# Rhythm, my Tuxie Toes: 2 years



## marie5890 (May 18, 2011)

2 years ago I had to say good-bye. How is that possible.

I dont know for sure what happened to you, but I saw your head do that "shimmer" thing, and you never were the same. Slowly but clearly you went down hill.

I miss you. Ten weeks early I had to say goodbye to Blues, I was kind of expecting that. But not you. 

I try to be understanding. But the bottom line is, I want you both back. I just want the two of you back. I miss miss and love love you that much.

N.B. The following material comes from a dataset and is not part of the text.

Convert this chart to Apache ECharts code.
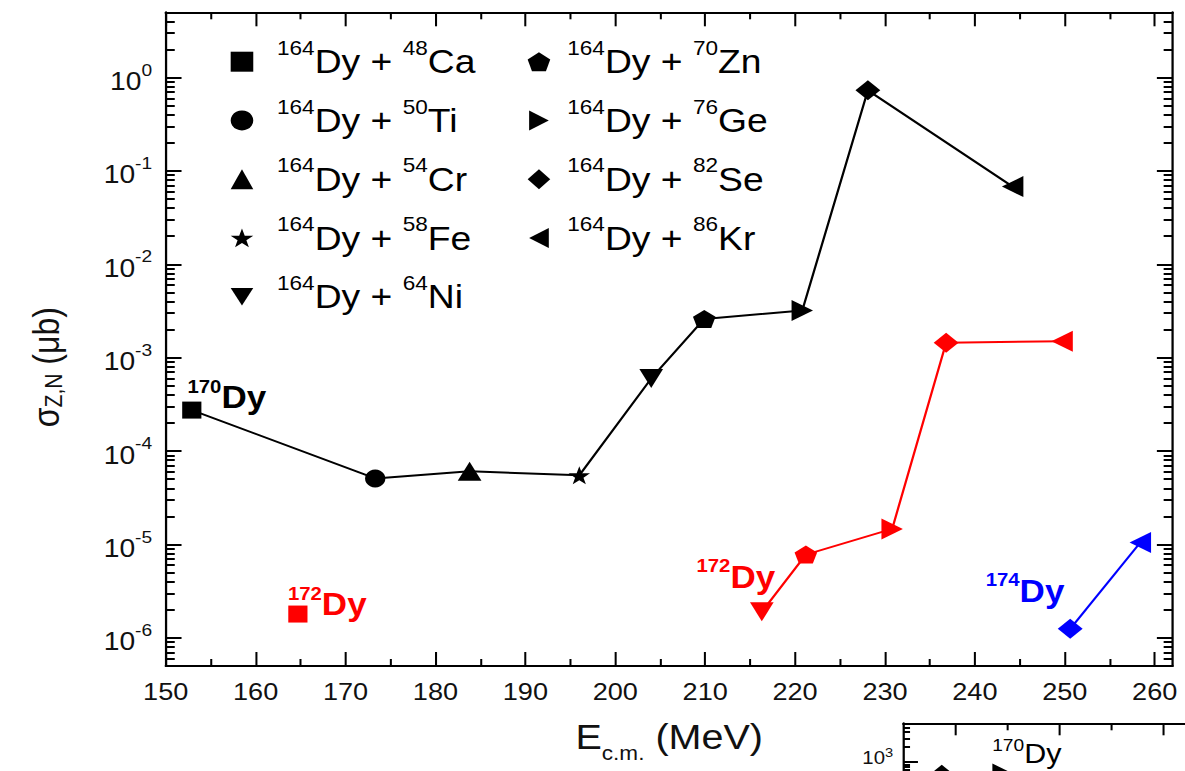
<!DOCTYPE html>
<html>
<head>
<meta charset="utf-8">
<title>Evaporation residue cross sections, 164Dy-based reactions</title>
<script src="https://cdn.jsdelivr.net/npm/echarts@6.0.0/dist/echarts.min.js"></script>
<style>
  html, body { margin: 0; padding: 0; background: #fff; overflow: hidden; }
  /* the figure is laid out 1049px wide and stretched horizontally to the page width */
  #chart { position: absolute; left: 0; top: 0; width: 1049px; height: 771px;
           transform: scaleX(1.129647); transform-origin: 0 0; }
</style>
</head>
<body>
<div id="chart"></div>
<script>
// ---- reactions: 164Dy target + projectile ----
const targetMass = '164';
const targetElem = 'Dy';
const projMass = ['48', '50', '54', '58', '64', '70', '76', '82', '86'];
const projElem = ['Ca', 'Ti', 'Cr', 'Fe', 'Ni', 'Zn', 'Ge', 'Se', 'Kr'];

// ---- E_c.m. (MeV) and sigma_Z,N (µb) per residue, indexed like the projectiles ----
const ecm170Dy   = [152.9, 173.3, 183.8, 196.0, 204.0, 209.9, 220.8, 228.1, 244.2];
const sigma170Dy = [2.75e-4, 5.1e-5, 6.1e-5, 5.5e-5, 6.0e-4, 2.6e-3, 3.2e-3, 0.73, 0.068];
const ecm172Dy   = [164.7, null, null, null, 216.3, 221.2, 230.8, 236.8, 249.7];
const sigma172Dy = [1.8e-6, null, null, null, 1.9e-6, 7.8e-6, 1.47e-5, 1.45e-3, 1.5e-3];
const ecm174Dy   = [null, null, null, null, null, null, null, 250.6, 258.4];
const sigma174Dy = [null, null, null, null, null, null, null, 1.25e-6, 1.05e-5];

// ---- lower panel (170Dy) ----
const insetEcm   = [148.7, 154.6];
const insetSigma = [560, 580];
const insetProj  = [7, 6];          // 82Se, 76Ge

// ---- tick values ----
const xTicks       = [150, 160, 170, 180, 190, 200, 210, 220, 230, 240, 250, 260];
const xMinorTicks  = [155, 165, 175, 185, 195, 205, 215, 225, 235, 245, 255];
const yTicks       = [1e-6, 1e-5, 1e-4, 1e-3, 1e-2, 1e-1, 1];
const insetXTicks  = [150, 160, 170, 180];
const insetXMinor  = [155, 165, 175];
const insetYTicks  = [1, 10, 100, 1000];
const insetYLabels = [1000];

const FONT = "'Liberation Sans', Arial, Helvetica, sans-serif";

// 2..9 x 10^n between lo and hi
function logMinor(lo, hi) {
  const out = [];
  for (let e = Math.floor(Math.log10(lo)); e <= Math.ceil(Math.log10(hi)); e++) {
    for (let k = 2; k <= 9; k++) {
      const v = +(k * Math.pow(10, e)).toPrecision(6);
      if (v >= lo * 0.999 && v <= hi * 1.001) out.push(v);
    }
  }
  return out;
}

// marker shapes per projectile
const STAR  = 'path://M50,0L61.8,35.1L98.1,35.1L68.8,56.7L79.4,90.5L50,69.5L20.6,90.5L31.2,56.7L1.9,35.1L38.2,35.1Z';
const PENT  = 'path://M50,0L97.6,34.5L79.4,90.5L20.6,90.5L2.4,34.5Z';
const DOWN  = 'path://M0,0L100,0L50,87Z';
const RIGHT = 'path://M0,0L87,50L0,100Z';
const LEFT  = 'path://M87,0L0,50L87,100Z';
const SYMBOLS = ['rect', 'circle', 'triangle', STAR, DOWN, PENT, RIGHT, 'diamond', LEFT];
const SIZES = [[17, 17], [18, 18], [21, 19], [19, 18], [21, 19], [20, 18], [19, 21], [22, 20], [19, 21]];

const groups = [
  { mass: '170', ecm: ecm170Dy, sigma: sigma170Dy, color: '#000000' },
  { mass: '172', ecm: ecm172Dy, sigma: sigma172Dy, color: '#ff0000' },
  { mass: '174', ecm: ecm174Dy, sigma: sigma174Dy, color: '#0000ff' }
];

// residue tags: which point carries the tag and where the tag sits relative to it
const tagAt = { '170:0': [31, -13], '172:0': [26, -10], '172:4': [-23, -35], '174:7': [-40, -38] };

function reactionName(i) { return targetMass + targetElem + ' + ' + projMass[i] + projElem[i]; }

function tagRich(color, bold, big, small, raise) {
  return {
    n: { fontFamily: FONT, fontWeight: bold ? 'bold' : 'normal', fontSize: small, lineHeight: small,
         padding: [0, 0, raise * 2, 0], color: color },
    d: { fontFamily: FONT, fontWeight: bold ? 'bold' : 'normal', fontSize: big, lineHeight: big + 3, color: color }
  };
}

// connecting lines, one per residue
const lineSeries = groups.map(g => ({
  type: 'line', name: g.mass + 'Dy', xAxisIndex: 0, yAxisIndex: 0, z: 2,
  symbol: 'none', showSymbol: false, connectNulls: false, silent: true,
  lineStyle: { color: g.color, width: 2 }, itemStyle: { color: g.color },
  data: g.ecm.map((e, i) => (e == null ? '-' : [e, g.sigma[i]]))
}));

// markers, one series per projectile
const markerSeries = projMass.map((m, i) => ({
  type: 'scatter', name: reactionName(i), xAxisIndex: 0, yAxisIndex: 0, z: 3,
  symbol: SYMBOLS[i], symbolSize: SIZES[i], silent: true,
  itemStyle: { color: '#000000', opacity: 1 },
  emphasis: { disabled: true },
  data: groups.filter(g => g.ecm[i] != null).map(g => {
    const item = { value: [g.ecm[i], g.sigma[i]], itemStyle: { color: g.color } };
    const off = tagAt[g.mass + ':' + i];
    if (off) {
      item.label = {
        show: true, position: 'inside', offset: off, color: g.color,
        formatter: '{n|' + g.mass + '}{d|' + targetElem + '}',
        rich: tagRich(g.color, true, 31, 18, 10.5)
      };
    }
    return item;
  })
}));

// lower panel series
const insetSeries = {
  type: 'line', name: 'inset170Dy', xAxisIndex: 4, yAxisIndex: 4, z: 3, silent: true,
  lineStyle: { color: '#000', width: 2 }, itemStyle: { color: '#000' },
  showSymbol: true,
  data: insetEcm.map((e, i) => {
    const item = { value: [e, insetSigma[i]], symbol: SYMBOLS[insetProj[i]], symbolSize: SIZES[insetProj[i]] };
    if (i === 1) {
      item.label = {
        show: true, position: 'inside', offset: [21, -20], color: '#000',
        formatter: '{n|170}{d|Dy}', rich: tagRich('#000', false, 27, 17, 9)
      };
    }
    return item;
  })
};

const LINE = { show: true, onZero: false, lineStyle: { color: '#000', width: 2 } };
const NOLINE = { show: false };
const NOLABEL = { show: false };
const NOSPLIT = { show: false };
function tick(vals, len, w) {
  return { show: true, inside: true, length: len, customValues: vals, lineStyle: { color: '#000', width: w } };
}
function powLabel(v) { return '{b|10}{s|' + Math.round(Math.log10(v)) + '}'; }

const legendRich = {
  m: { fontFamily: FONT, fontSize: 20, lineHeight: 20, padding: [0, 0, 27, 0], color: '#000' },
  b: { fontFamily: FONT, fontSize: 33, lineHeight: 36, color: '#000' }
};
function legendCfg(idx, left, gap) {
  return {
    show: true, orient: 'vertical', left: left, top: 33.2,
    itemWidth: 20, itemHeight: 20, itemGap: 11.75, selectedMode: false,
    data: idx.map(i => ({ name: reactionName(i) })),
    formatter: name => {
      const i = projMass.findIndex((m, k) => reactionName(k) === name);
      return '{m|' + targetMass + '}{b|' + targetElem + ' + }{m|' + projMass[i] + '}{b|' + projElem[i] + '}';
    },
    textStyle: { fontFamily: FONT, color: '#000', padding: [0, 0, 0, gap], rich: legendRich }
  };
}

const mainGrid = { left: 146.7, right: 10.9, top: 12.3, bottom: 105, containLabel: false, outerBoundsMode: 'none' };
const insetGrid = { left: 799.6, top: 723.3, width: 368.3, height: 200, containLabel: false, outerBoundsMode: 'none' };

const yMinorMain = logMinor(5e-7, 5);
const yMinorInset = logMinor(0.6, 6000);

const option = {
  animation: false,
  backgroundColor: '#ffffff',
  textStyle: { fontFamily: FONT },
  grid: [mainGrid, Object.assign({}, mainGrid), insetGrid, Object.assign({}, insetGrid)],
  legend: [legendCfg([0, 1, 2, 3, 4], 199.2, 16), legendCfg([5, 6, 7, 8], 462.1, 10)],
  xAxis: [
    {
      gridIndex: 0, type: 'value', position: 'bottom', min: 150, max: 262,
      axisLine: LINE, axisTick: tick(xTicks, 14, 1.8), splitLine: NOSPLIT,
      axisLabel: { show: true, customValues: xTicks, margin: 14, fontFamily: FONT, fontSize: 24, lineHeight: 24, color: '#111' },
      name: '{b|E}{sub|c.m.}{b| (MeV)}', nameLocation: 'middle', nameGap: 51,
      nameTextStyle: {
        rich: {
          b: { fontFamily: FONT, fontSize: 35, lineHeight: 40, color: '#111' },
          sub: { fontFamily: FONT, fontSize: 20, lineHeight: 20, padding: [32, 0, 0, 0], color: '#111' }
        }
      }
    },
    { gridIndex: 0, type: 'value', position: 'top', min: 150, max: 262,
      axisLine: LINE, axisTick: tick(xTicks, 14, 1.8), axisLabel: NOLABEL, splitLine: NOSPLIT },
    { gridIndex: 1, type: 'value', position: 'bottom', min: 150, max: 262,
      axisLine: NOLINE, axisTick: tick(xMinorTicks, 7, 1.8), axisLabel: NOLABEL, splitLine: NOSPLIT },
    { gridIndex: 1, type: 'value', position: 'top', min: 150, max: 262,
      axisLine: NOLINE, axisTick: tick(xMinorTicks, 7, 1.8), axisLabel: NOLABEL, splitLine: NOSPLIT },
    { gridIndex: 2, type: 'value', position: 'top', min: 145, max: 185,
      axisLine: LINE, axisTick: tick(insetXTicks, 12, 1.8), axisLabel: NOLABEL, splitLine: NOSPLIT },
    { gridIndex: 3, type: 'value', position: 'top', min: 145, max: 185,
      axisLine: NOLINE, axisTick: tick(insetXMinor, 7, 1.8), axisLabel: NOLABEL, splitLine: NOSPLIT }
  ],
  yAxis: [
    {
      gridIndex: 0, type: 'log', logBase: 10, position: 'left', min: 5e-7, max: 5,
      axisLine: LINE, axisTick: tick(yTicks, 14, 2), splitLine: NOSPLIT,
      axisLabel: {
        show: true, customValues: yTicks, margin: 12, formatter: powLabel, padding: [8, 0, 0, 0],
        rich: {
          b: { fontFamily: FONT, fontSize: 25, lineHeight: 28, color: '#111' },
          s: { fontFamily: FONT, fontSize: 17, lineHeight: 17, padding: [0, 0, 23, 0], color: '#111' }
        }
      },
      name: '{b|σ}{sub|Z,N}{b| (μb)}', nameLocation: 'middle', nameGap: 87.5,
      nameTextStyle: {
        padding: [0, 56, 0, 0],
        rich: {
          b: { fontFamily: FONT, fontSize: 32, lineHeight: 36, color: '#111' },
          sub: { fontFamily: FONT, fontSize: 21, lineHeight: 21, padding: [14, 0, 0, 0], color: '#111' }
        }
      }
    },
    { gridIndex: 0, type: 'log', logBase: 10, position: 'right', min: 5e-7, max: 5,
      axisLine: LINE, axisTick: tick(yTicks, 14, 2), axisLabel: NOLABEL, splitLine: NOSPLIT },
    { gridIndex: 1, type: 'log', logBase: 10, position: 'left', min: 5e-7, max: 5,
      axisLine: NOLINE, axisTick: tick(yMinorMain, 8, 2), axisLabel: NOLABEL, splitLine: NOSPLIT },
    { gridIndex: 1, type: 'log', logBase: 10, position: 'right', min: 5e-7, max: 5,
      axisLine: NOLINE, axisTick: tick(yMinorMain, 8, 2), axisLabel: NOLABEL, splitLine: NOSPLIT },
    {
      gridIndex: 2, type: 'log', logBase: 10, position: 'left', min: 0.6, max: 6000,
      axisLine: LINE, axisTick: tick(insetYTicks, 13, 2), splitLine: NOSPLIT,
      axisLabel: {
        show: true, customValues: insetYLabels, margin: 9, formatter: powLabel, padding: [0, 0, 8, 0],
        rich: {
          b: { fontFamily: FONT, fontSize: 18, lineHeight: 20, color: '#111' },
          s: { fontFamily: FONT, fontSize: 13, lineHeight: 13, padding: [0, 0, 12, 0], color: '#111' }
        }
      }
    },
    { gridIndex: 3, type: 'log', logBase: 10, position: 'left', min: 0.6, max: 6000,
      axisLine: NOLINE, axisTick: tick(yMinorInset, 6, 2), axisLabel: NOLABEL, splitLine: NOSPLIT }
  ],
  series: lineSeries.concat(markerSeries, [insetSeries])
};

const chart = echarts.init(document.getElementById('chart'), null, { renderer: 'svg', width: 1049, height: 771 });
chart.setOption(option);
</script>
</body>
</html>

I love you, my smeatheart. I miss how you would cuddle up to my leg, or spelunk under the covers. Your "meew" when I peeked at you. You were so sweet. 

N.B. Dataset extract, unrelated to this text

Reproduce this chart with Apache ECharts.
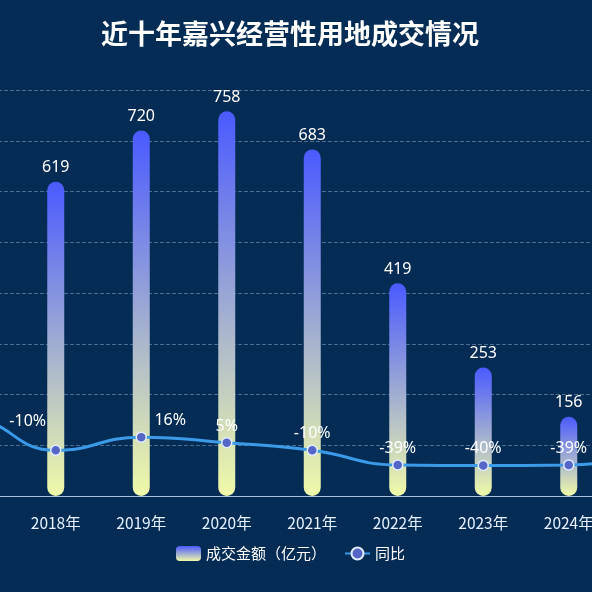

I miss you, Tux. I miss you. All the time, I miss you. 
Glad that you Moof Poofs are together, but I miss you both. ANd I just want you both back. 

Deep sigh and tears.


----------



## 10cats2dogs (Jun 16, 2013)

((((hugs))))


----------



## Speechie (Dec 2, 2013)

Gentle hugs for you,...it hurts sometimes to love so deeply


----------



## catloverami (Jul 5, 2010)

I can understand your loss and sadness. I truly believe that no love is ever lost whether it is from a person or animal. I think when animals pass on they do go to a special place in the spiritual world, some people call it the "Rainbow Bridge". Will we see our animal friends again there? I hope so, and I believe we will. So when it's our own time to depart this earth home, it will be something to look forward to ..... to see and be with our beloved pets again. Apparently some psychics are able to connect with departed pets. Do animals re-incarnate? I'm not sure but my girl Alkee, a Devon Rex, is uncannily similar in personality and special quirks to a beloved Manx girl I had some years ago. I was love at first sight _for her_ and she chose me. I wasn't too keen on a white kitten, but knew I would have a strong bond with her as she was so insistent on coming to me and sitting in my lap over two long visits to her breeder. So who knows?


----------